The current alignment was introduced into the territory plan through variation number 138 in 2001 under the previous government. As members would be aware, this government has always been committed to building a road, but had a preference for an alignment to the west of the Australian Institute of Sport. We invested considerable time, energy and money to demonstrate that the western alignment was the most appropriate and suitable one for this important piece of public infrastructure.
However, given the stance taken by the Australian Sports Commission and the National Capital Authority on this issue, we now know that the western alignment is not an option. Nonetheless, that does not remove from the government its commitment to building this road or the obligation it believes it has to ensure that this piece of infrastructure is developed to service the growing town centre of Gungahlin.
These amending regulations under the Land (Planning and Environment) Act 1991 clarify the law as it was understood to apply before the recent Supreme Court decision of Justice Crispin on 31 March 2004. These changes provide certainty by clearly identifying the responsibilities of the territory and the National Capital Authority for works in designated areas and clarify the intent of the minister’s decision-making powers.
The amendments to the regulations clear the way for work on the road to proceed once the work is approved, without the possibility of delays associated with reviews by third parties and objectors. I have to clarify that the government is not removing rights that previously existed; the government is instead clarifying the operation of a law prior to the Crispin judgment.

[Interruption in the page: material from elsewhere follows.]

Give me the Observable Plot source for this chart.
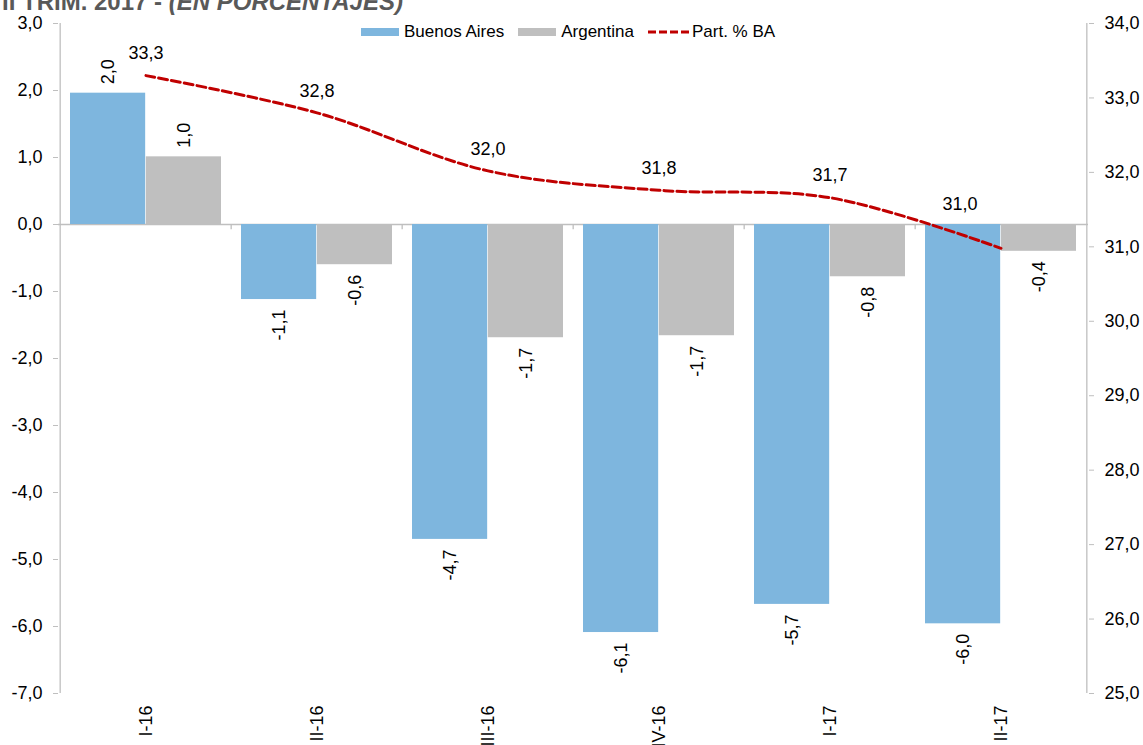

Members know—and members should know—that all governments in this place have worked on the basis that the development of major arterial roads on unleased land is not subject to public notification and third party review. This was never challenged for any other road project until this one. The government is not removing rights but simply clarifying the existing operation, as it has always been understood by successive governments and assemblies in the territory.
The government adopts and acknowledges the comments of the Standing Committee on Legal Affairs contained within the scrutiny report just tabled by Mr Stefaniak, particularly given the subject matter of this subordinate law, that is to say, town planning.
In its comments, the committee directed our attention to the High Court decision in HA Bachrach Pty Ltd v State of Queensland. In that decision, the court held that, in dealing with land and planning matters, the Queensland state legislature was not acting beyond power or interfering in any relevant sense with the exercise of judicial power. We now bring a consistent approach in relation to these regulations.
Given the nature of this project and its significance to the territory, it is appropriate for this Assembly to have a major role in the decision-making process. I therefore urge members to join with the government so as to allow these regulations to have full effect to permit the Gungahlin Drive extension project to proceed as soon as possible.